The Liberian leader was speaking during the partial dedication of the under- construction passengers' terminal and newly completed runway at the RIA. 

Wil Boko Freeman, RIA managing director, said refurbishing the airport would help the country regain its pre-war status as a regional aviation hub in West Africa and a destination of choice for travelers. 

He expressed optimism that the completion of the terminal and runway would also attract more international flights to the country and help improve Liberia's economy. 

The modernization of the airport began in November 2016 following feasibility studies and the acquisition of loans from the Export-Import Bank of China and the Saudi Development Fund. 

President Sirleaf said it was a “conscious hard choice” to keep pushing the project forward and that her government did not anticipate it would have faced “hard shocks”. 

“It wasn't easy at the time when we started to work on rebuilding the airport because we were facing financial constraints,” Sirleaf said. 

“So many times we start these thing, we don't finish them because we don't have the strong will power to be able to stay the course, to be able to do what is require to meet those conditions for moving forward, in this case we do have the results.” 

Liberia had ‘good friends' like China and the Saudi Development Fund who were willing to demonstrate confidence in the future development of the country, she said. 

She lauded the commitment of the two Chinese engineering firms – Sino hydro and China Harbour Engineering Company LTD – to the level of works done so far on both the terminal and the runway, while stressing the intervention of the Export-Import Bank of China for providing the US$50 million loan for the terminal and the Saudi Development Bank for funding the runway project. 

Chinese Ambassador Zhang Yue described the urgency of the project and the task that was at hand when the work started as “mission impossible” for the contractors.

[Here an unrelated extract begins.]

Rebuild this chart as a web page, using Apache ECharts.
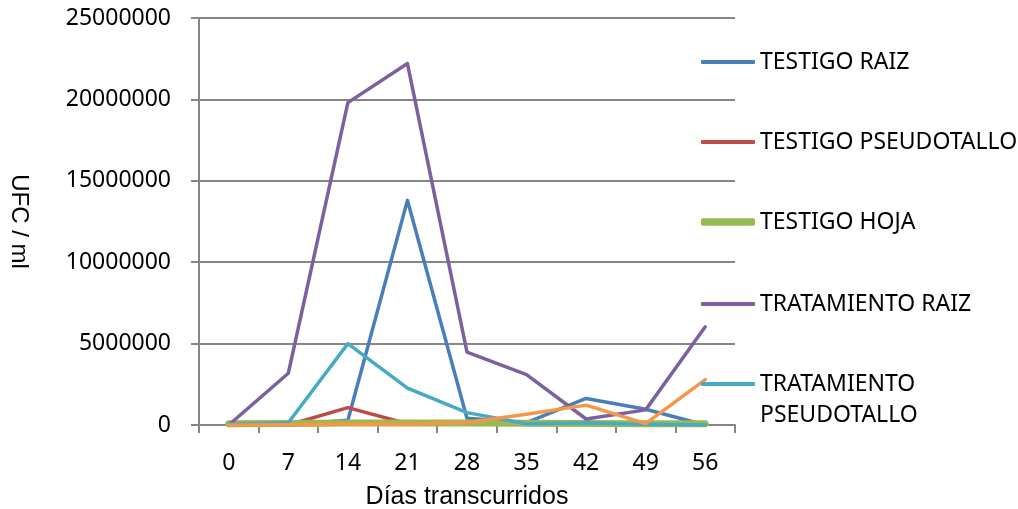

But he said, “Only Chinese companies have the gust to take-on such though job” and implement it. 

Due to the significance of the airport, the construction works were ongoing while the facilities were in use. 

Ambassador Zhang said the engineers used “China speed, quality and reputation” to achieve the progress thus far despite the challenges from the rainy season. 

“The whole process of the project embodies modern and high technology,” he said, adding it is the first time for Chinese construction firm to adopt such technology in executing a project in Liberia. 

“With the renewed runway and the forth-coming brand new passenger terminal, Liberia Airport Authority can provide better service to the people and the flow of goods. I believe this will usher in more airlines and inject dynamics to economic recovery,” he said. 

Ibrahim Al Sahi of the Saudi Development fund and the Arab Bank added that modernization of the airport infrastructure would attract more tourists to Liberia and enhance the economic potential of the country. 

He assured the willingness of the Arab Bank to provide more “soft loans” to Liberia in order to buttress the country's development agenda.